The request: Copy all lines in which the word "that" can be found.
Begin Stored data
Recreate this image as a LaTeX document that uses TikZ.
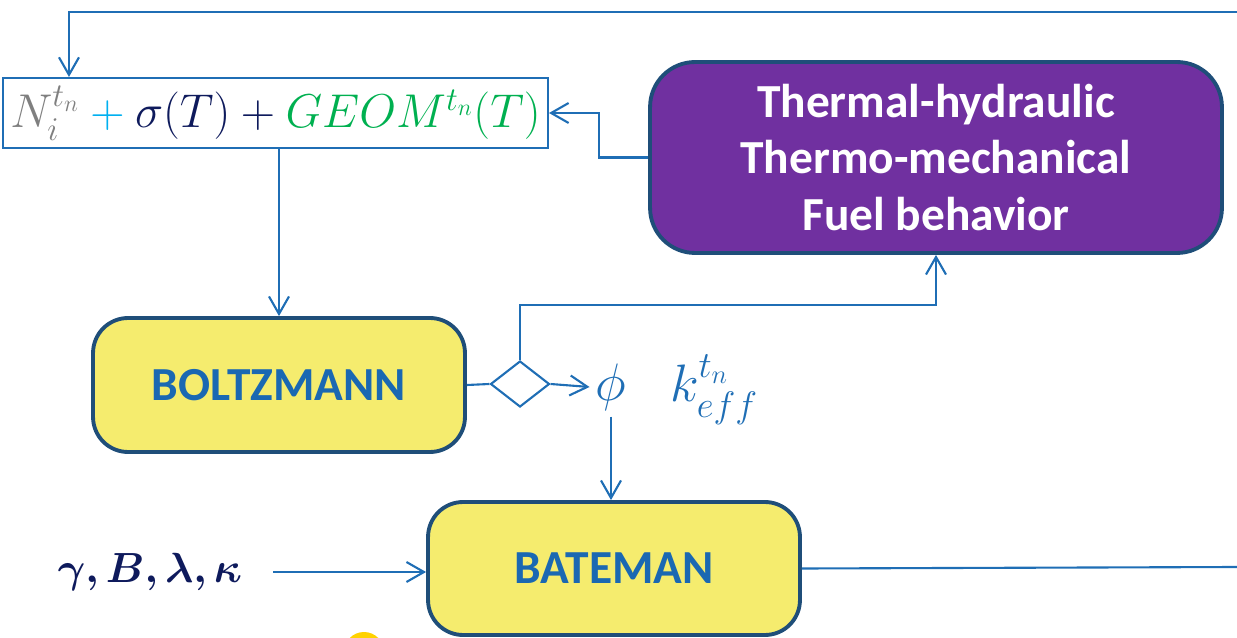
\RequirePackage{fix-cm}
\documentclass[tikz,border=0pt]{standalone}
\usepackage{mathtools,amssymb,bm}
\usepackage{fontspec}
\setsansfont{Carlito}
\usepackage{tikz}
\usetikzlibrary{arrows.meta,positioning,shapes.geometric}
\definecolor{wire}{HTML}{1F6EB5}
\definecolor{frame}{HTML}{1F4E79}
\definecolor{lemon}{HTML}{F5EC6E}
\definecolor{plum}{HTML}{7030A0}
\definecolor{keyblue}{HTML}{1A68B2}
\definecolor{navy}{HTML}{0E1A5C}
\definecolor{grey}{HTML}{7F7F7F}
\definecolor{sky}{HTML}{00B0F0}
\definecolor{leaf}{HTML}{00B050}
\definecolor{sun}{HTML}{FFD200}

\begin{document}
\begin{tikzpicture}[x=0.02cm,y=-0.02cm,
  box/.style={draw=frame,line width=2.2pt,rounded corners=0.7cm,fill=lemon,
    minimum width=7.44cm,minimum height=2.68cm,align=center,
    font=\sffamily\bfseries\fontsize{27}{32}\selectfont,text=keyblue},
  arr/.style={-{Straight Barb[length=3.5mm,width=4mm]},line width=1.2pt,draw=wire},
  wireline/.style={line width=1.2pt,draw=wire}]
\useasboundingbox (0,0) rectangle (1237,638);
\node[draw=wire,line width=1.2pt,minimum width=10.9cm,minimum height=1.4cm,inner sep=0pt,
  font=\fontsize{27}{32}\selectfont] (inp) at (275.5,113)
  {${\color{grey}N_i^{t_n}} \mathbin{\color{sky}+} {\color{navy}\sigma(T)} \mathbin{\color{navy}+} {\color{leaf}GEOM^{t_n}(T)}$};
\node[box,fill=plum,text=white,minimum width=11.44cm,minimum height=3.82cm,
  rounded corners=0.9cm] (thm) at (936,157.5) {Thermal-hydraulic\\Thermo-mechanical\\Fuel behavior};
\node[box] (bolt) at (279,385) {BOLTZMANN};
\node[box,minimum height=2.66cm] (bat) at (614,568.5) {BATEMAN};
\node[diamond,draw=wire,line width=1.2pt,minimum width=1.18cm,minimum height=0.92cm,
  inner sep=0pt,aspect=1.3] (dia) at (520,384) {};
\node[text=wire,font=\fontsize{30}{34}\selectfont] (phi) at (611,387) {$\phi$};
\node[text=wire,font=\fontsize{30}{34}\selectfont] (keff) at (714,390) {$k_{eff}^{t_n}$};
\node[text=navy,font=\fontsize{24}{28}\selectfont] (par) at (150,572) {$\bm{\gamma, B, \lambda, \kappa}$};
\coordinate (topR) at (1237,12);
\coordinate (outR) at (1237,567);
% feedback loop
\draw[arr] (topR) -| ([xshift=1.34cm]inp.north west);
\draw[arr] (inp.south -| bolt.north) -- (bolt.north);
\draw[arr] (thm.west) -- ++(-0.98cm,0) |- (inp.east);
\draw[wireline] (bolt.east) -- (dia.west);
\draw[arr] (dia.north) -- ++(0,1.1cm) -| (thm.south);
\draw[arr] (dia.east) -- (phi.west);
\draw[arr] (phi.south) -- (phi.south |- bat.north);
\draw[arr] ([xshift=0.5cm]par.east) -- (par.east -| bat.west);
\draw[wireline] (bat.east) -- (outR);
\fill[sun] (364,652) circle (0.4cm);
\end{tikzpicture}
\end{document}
End Stored data
Begin Stored data
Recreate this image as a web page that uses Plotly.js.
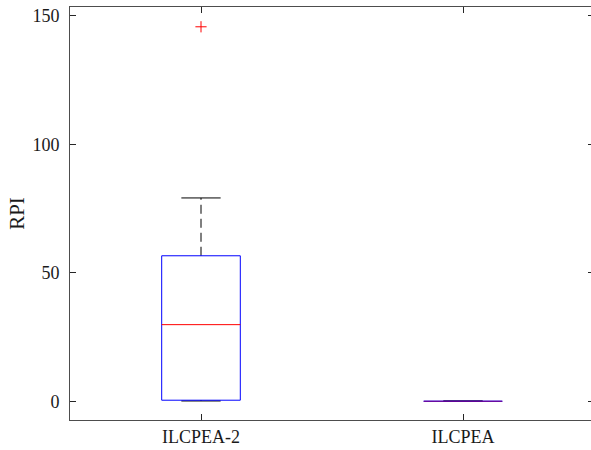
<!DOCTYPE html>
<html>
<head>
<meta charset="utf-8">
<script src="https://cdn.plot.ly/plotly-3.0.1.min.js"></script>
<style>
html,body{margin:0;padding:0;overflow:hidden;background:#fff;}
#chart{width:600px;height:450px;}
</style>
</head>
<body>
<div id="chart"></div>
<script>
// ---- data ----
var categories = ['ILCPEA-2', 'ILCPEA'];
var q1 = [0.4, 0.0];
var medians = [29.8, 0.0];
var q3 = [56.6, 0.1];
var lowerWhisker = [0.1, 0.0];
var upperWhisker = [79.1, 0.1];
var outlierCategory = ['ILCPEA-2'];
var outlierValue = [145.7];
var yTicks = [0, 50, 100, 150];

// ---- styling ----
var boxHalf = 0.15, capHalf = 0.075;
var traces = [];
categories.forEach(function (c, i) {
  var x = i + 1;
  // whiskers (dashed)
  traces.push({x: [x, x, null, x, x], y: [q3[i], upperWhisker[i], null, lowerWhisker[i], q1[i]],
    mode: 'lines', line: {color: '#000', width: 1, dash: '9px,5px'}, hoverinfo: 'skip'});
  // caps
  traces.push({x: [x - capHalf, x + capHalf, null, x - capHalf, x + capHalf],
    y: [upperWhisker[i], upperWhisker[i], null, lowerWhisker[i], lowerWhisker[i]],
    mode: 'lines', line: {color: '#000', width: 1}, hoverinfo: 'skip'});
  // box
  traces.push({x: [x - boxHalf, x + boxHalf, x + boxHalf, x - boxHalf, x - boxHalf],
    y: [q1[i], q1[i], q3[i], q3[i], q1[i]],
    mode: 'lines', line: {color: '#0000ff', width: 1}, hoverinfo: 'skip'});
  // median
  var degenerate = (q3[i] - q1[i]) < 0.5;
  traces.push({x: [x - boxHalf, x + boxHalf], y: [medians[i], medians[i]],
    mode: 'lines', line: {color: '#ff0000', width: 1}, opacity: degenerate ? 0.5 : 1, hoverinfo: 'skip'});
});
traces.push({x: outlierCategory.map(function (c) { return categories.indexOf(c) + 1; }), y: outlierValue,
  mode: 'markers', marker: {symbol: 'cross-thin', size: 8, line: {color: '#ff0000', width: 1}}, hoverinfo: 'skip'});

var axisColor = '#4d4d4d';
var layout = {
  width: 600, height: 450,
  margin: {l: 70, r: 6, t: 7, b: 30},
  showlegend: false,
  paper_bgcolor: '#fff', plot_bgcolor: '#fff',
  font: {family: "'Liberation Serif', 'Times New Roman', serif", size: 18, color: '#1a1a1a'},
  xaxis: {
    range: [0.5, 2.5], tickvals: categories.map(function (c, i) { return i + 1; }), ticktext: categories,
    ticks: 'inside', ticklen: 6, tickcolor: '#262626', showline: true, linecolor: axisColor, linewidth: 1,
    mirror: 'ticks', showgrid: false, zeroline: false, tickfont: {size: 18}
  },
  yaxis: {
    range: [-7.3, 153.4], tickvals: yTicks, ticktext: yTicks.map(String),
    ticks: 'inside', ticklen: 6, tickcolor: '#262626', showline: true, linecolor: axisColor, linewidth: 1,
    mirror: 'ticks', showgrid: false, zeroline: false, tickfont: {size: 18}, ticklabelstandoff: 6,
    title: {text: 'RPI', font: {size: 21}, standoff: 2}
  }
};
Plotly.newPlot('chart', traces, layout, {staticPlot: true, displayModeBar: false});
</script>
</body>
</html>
End Stored data
Exercise output:
Recreate this image as a LaTeX document that uses TikZ.
Recreate this image as a web page that uses Plotly.js.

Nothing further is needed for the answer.